== WORK TO DO ==
Using the records below, copy exactly the part that opens with the line holding "Reproduce this chart with Plotly." and closes with the line holding "import plotly.graph_objects as go", minus the pictures.

== MATERIAL PROVIDED ==
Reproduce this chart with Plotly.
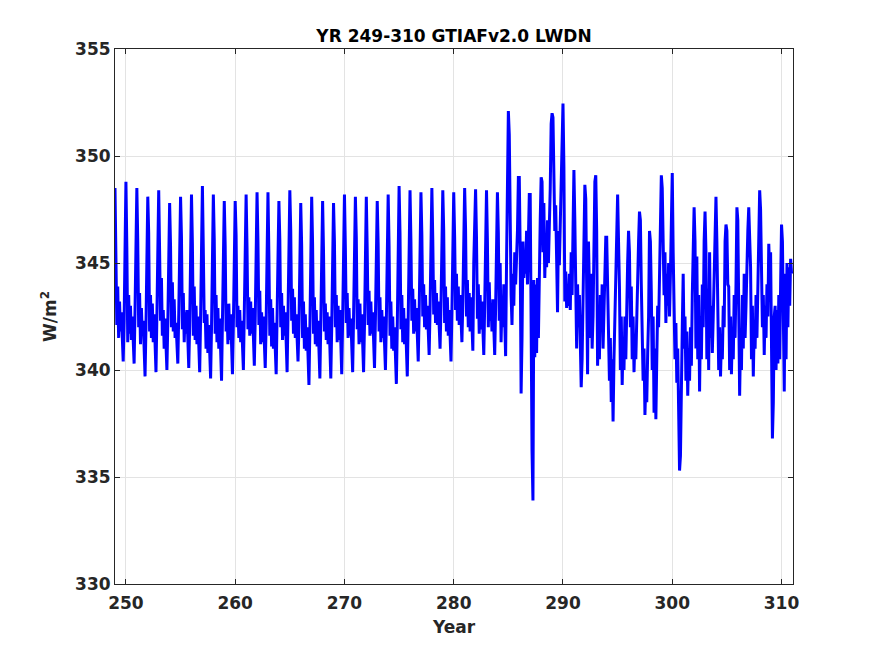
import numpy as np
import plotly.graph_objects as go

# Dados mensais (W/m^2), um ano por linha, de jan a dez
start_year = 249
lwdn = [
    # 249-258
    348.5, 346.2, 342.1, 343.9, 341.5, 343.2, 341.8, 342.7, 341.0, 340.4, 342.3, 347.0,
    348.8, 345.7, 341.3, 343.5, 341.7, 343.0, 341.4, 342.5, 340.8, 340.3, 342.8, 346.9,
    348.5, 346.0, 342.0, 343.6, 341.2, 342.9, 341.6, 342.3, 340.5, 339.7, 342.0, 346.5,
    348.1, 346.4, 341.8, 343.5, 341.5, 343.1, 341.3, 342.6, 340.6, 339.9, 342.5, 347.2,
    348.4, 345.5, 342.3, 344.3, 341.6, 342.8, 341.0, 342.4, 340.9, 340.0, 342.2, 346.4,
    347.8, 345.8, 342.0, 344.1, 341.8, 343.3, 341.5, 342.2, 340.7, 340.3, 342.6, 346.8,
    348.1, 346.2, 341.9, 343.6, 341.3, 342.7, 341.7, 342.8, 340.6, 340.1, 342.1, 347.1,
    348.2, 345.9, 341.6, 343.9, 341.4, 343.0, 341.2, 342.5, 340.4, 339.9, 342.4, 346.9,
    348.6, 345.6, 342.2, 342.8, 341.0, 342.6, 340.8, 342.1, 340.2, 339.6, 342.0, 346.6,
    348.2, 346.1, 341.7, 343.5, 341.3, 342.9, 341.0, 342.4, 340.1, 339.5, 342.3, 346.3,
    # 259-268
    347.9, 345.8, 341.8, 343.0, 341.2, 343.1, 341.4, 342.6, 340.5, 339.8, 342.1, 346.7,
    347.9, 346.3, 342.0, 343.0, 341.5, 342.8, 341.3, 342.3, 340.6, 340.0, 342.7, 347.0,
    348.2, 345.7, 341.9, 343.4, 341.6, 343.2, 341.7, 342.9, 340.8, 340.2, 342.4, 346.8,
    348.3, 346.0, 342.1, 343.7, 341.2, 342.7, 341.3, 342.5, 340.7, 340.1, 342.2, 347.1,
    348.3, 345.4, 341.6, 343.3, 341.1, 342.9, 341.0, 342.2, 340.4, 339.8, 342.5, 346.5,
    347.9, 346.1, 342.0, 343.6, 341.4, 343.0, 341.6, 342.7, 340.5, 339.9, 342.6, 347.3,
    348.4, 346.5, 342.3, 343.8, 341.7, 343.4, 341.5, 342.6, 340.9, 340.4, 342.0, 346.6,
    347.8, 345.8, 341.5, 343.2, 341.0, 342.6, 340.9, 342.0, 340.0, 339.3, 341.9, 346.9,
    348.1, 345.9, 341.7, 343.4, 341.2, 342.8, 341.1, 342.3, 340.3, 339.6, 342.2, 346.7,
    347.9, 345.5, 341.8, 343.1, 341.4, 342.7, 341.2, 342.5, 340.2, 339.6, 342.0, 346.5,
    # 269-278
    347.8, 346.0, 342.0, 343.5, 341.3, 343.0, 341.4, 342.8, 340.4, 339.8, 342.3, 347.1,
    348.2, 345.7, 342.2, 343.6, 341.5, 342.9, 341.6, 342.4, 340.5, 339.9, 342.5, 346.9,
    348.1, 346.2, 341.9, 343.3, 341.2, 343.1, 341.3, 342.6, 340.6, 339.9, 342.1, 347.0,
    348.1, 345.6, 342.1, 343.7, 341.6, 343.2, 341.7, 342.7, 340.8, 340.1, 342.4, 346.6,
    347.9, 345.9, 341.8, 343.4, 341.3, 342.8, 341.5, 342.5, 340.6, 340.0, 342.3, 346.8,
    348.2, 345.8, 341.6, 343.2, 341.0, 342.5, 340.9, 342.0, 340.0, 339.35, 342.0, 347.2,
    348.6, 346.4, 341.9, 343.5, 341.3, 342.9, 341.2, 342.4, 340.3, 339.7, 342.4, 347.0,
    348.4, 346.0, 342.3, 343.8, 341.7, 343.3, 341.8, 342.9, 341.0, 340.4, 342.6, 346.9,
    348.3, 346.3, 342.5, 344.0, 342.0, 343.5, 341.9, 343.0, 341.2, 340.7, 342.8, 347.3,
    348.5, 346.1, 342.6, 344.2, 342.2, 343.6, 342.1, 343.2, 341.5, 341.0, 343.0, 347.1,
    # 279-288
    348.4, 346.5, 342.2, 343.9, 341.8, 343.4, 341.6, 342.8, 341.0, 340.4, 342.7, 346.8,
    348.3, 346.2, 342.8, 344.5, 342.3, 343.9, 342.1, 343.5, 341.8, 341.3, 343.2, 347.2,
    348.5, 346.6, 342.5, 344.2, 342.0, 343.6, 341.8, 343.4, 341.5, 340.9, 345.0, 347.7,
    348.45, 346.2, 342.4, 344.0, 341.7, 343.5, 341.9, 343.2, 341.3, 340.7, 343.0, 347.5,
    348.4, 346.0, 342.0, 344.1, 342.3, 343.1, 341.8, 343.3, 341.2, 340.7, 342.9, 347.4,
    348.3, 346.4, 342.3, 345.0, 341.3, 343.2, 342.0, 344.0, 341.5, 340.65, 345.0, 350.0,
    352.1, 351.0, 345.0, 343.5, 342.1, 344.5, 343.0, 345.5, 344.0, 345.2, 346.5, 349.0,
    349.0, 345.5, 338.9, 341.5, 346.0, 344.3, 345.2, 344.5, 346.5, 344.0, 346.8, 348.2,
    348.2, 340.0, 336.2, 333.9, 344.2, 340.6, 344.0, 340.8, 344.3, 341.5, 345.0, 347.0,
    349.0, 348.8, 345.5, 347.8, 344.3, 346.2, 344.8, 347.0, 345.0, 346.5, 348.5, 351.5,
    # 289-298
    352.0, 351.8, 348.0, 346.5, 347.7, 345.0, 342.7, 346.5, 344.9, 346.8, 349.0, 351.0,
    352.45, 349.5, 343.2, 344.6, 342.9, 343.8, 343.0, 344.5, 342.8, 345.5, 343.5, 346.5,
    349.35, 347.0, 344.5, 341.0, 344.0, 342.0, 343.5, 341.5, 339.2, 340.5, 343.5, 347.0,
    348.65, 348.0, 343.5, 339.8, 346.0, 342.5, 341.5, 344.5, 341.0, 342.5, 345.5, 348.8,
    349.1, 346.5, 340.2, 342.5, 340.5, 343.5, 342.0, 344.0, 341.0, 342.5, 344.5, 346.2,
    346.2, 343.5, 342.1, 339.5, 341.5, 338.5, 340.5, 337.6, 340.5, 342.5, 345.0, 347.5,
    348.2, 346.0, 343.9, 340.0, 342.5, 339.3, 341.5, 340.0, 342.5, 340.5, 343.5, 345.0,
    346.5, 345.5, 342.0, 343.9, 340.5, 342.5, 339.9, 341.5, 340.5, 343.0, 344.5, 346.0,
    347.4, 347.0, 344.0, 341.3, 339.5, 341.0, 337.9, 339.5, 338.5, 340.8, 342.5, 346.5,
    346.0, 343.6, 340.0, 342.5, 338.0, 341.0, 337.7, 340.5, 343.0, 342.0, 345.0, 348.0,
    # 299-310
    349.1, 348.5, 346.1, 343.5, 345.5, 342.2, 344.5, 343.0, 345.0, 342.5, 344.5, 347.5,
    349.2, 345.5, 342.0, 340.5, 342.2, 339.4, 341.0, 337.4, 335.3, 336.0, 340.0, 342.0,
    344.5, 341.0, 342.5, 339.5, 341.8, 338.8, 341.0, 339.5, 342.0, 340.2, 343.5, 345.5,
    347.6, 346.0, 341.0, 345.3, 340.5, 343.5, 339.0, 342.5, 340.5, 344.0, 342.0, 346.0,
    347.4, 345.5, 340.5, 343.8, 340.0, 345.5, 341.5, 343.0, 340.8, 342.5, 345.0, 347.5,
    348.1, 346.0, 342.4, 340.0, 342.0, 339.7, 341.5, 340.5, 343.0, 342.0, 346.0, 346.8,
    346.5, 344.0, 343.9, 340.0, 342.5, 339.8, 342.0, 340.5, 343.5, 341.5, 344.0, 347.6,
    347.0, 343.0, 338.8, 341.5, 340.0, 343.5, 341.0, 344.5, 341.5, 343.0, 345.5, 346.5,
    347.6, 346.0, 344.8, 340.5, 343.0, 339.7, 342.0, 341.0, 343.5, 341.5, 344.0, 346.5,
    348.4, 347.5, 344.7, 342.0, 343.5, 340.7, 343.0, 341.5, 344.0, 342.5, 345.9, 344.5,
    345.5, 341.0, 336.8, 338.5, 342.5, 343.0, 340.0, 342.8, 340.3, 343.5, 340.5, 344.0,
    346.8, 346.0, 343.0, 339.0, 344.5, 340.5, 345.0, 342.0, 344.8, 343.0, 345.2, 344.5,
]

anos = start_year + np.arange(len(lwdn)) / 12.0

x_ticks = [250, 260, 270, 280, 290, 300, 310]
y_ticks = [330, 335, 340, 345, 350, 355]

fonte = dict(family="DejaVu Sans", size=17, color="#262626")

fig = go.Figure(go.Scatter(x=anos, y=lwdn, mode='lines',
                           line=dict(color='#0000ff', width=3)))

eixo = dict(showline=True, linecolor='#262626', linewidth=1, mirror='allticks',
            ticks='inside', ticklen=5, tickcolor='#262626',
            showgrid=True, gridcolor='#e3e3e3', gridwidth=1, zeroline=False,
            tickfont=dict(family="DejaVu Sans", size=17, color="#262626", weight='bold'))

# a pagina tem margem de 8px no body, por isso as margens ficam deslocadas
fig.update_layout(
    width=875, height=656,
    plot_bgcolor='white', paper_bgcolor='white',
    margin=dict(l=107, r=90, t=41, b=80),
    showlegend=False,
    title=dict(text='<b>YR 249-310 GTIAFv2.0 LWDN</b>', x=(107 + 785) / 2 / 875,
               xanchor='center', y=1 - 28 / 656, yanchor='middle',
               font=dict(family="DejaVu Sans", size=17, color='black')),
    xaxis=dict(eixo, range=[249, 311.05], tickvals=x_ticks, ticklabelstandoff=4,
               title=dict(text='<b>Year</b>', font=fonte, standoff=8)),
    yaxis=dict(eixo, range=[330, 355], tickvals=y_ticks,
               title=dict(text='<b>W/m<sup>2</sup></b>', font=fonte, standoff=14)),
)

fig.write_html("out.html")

==

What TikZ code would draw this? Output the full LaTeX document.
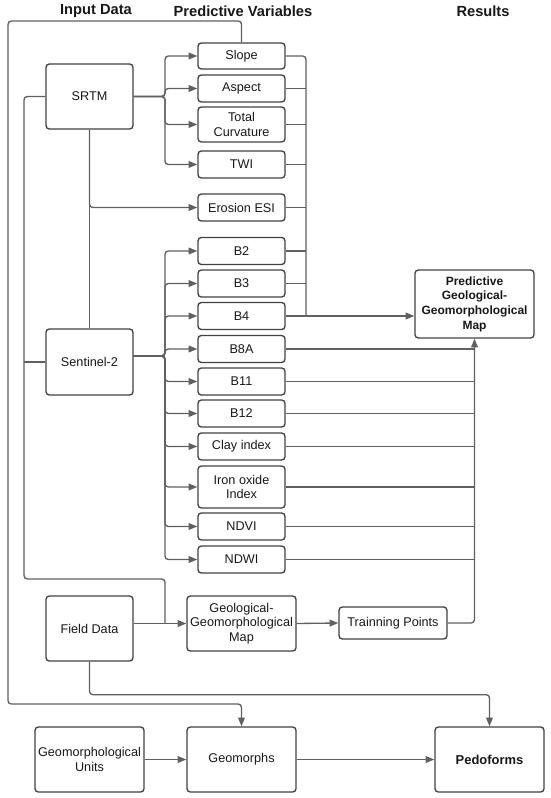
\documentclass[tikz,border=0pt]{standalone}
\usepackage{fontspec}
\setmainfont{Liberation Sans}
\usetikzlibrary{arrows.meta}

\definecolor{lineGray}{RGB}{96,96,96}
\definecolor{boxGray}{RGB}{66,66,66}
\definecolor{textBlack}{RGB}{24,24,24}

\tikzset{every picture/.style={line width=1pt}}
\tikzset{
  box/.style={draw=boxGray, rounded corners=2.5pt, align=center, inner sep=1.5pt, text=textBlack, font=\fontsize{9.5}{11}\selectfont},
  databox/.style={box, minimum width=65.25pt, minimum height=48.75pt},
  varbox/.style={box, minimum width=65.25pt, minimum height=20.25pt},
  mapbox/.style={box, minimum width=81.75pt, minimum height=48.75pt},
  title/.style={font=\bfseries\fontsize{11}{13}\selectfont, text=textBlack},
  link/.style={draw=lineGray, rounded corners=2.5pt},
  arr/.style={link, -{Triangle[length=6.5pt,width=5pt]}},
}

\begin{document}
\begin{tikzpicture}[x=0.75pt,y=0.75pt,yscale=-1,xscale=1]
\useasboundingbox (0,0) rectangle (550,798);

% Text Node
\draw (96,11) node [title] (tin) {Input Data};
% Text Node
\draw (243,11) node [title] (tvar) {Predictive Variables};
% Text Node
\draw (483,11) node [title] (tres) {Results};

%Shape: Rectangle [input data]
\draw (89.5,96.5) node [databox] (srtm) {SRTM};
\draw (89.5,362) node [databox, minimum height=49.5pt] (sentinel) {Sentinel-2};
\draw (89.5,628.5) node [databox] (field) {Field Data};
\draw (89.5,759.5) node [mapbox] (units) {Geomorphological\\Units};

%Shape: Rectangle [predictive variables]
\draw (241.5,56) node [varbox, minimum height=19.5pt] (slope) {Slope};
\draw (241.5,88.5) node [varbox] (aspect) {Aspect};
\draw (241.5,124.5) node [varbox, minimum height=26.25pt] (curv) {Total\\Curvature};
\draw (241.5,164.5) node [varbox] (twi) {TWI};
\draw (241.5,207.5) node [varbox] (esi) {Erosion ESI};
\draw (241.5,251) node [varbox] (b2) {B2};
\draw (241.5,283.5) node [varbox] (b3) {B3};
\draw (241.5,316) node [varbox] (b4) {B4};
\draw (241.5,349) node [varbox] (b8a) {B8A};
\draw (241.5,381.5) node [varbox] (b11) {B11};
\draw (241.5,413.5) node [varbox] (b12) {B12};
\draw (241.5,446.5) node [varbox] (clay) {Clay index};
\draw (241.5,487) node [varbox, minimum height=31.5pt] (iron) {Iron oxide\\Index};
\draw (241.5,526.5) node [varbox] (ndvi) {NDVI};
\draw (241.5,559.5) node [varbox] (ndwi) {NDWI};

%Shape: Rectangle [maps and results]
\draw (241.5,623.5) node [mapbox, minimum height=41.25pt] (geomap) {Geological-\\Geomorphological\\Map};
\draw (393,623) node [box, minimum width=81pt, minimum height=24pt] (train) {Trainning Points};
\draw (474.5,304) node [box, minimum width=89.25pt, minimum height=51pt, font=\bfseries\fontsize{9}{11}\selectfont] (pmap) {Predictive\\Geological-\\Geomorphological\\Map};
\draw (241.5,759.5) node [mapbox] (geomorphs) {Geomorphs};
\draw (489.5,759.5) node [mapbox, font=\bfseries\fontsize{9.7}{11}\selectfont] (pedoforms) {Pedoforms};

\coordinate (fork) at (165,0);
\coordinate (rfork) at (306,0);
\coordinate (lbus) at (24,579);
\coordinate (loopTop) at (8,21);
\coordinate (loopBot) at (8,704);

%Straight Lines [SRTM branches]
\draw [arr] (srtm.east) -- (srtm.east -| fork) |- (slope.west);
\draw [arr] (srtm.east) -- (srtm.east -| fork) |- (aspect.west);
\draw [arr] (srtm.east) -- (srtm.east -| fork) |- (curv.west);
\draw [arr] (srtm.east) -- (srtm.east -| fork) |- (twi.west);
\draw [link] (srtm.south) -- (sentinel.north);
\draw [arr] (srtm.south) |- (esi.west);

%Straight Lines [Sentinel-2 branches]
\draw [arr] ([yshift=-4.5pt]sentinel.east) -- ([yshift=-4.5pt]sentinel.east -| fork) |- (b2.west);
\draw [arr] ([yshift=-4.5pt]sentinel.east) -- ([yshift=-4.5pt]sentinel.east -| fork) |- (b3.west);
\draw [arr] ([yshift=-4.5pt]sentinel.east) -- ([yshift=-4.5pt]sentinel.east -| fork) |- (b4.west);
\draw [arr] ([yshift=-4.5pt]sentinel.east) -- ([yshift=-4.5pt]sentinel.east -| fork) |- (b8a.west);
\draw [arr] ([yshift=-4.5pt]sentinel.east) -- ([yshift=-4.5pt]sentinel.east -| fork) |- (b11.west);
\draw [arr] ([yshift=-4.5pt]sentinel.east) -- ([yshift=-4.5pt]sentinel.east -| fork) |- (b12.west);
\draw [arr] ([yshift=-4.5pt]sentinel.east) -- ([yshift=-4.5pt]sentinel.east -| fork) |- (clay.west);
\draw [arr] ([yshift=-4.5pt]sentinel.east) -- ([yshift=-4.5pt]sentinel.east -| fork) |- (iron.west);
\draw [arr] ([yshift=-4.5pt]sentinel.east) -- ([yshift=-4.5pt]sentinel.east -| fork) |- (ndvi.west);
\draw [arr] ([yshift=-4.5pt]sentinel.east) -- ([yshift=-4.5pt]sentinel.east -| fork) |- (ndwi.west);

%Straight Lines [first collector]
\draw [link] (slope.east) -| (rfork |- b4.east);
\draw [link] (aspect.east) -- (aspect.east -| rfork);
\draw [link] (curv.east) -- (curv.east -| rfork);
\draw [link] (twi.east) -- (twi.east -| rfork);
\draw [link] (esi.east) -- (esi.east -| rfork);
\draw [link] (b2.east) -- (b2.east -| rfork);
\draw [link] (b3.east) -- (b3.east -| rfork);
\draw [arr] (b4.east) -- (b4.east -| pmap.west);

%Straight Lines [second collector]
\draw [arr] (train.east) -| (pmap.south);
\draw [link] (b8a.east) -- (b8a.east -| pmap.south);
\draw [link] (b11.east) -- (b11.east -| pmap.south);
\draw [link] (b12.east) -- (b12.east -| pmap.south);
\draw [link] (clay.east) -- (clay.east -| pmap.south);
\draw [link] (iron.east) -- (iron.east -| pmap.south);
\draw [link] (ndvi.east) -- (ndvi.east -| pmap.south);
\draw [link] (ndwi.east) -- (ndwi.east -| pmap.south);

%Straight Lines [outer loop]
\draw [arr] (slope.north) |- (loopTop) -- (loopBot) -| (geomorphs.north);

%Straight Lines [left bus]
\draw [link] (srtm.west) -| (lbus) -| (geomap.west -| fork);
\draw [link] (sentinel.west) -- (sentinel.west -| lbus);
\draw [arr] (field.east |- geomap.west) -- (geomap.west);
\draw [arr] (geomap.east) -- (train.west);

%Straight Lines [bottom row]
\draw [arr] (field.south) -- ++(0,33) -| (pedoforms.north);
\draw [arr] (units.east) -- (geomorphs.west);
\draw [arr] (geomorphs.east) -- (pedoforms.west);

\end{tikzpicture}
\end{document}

* * *

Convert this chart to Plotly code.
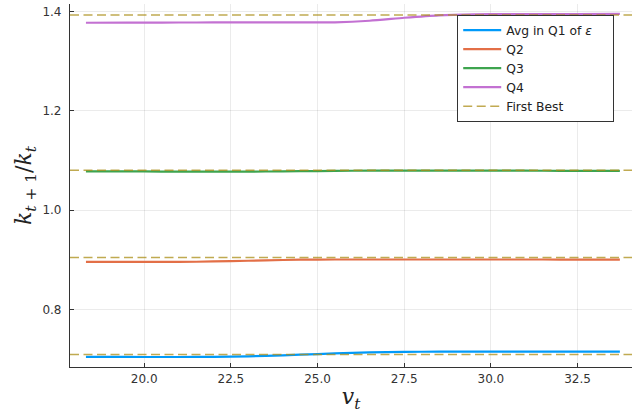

== WRITTEN SOLUTION ==
Reproduce this chart with Plotly.
import numpy as np
import plotly.graph_objects as go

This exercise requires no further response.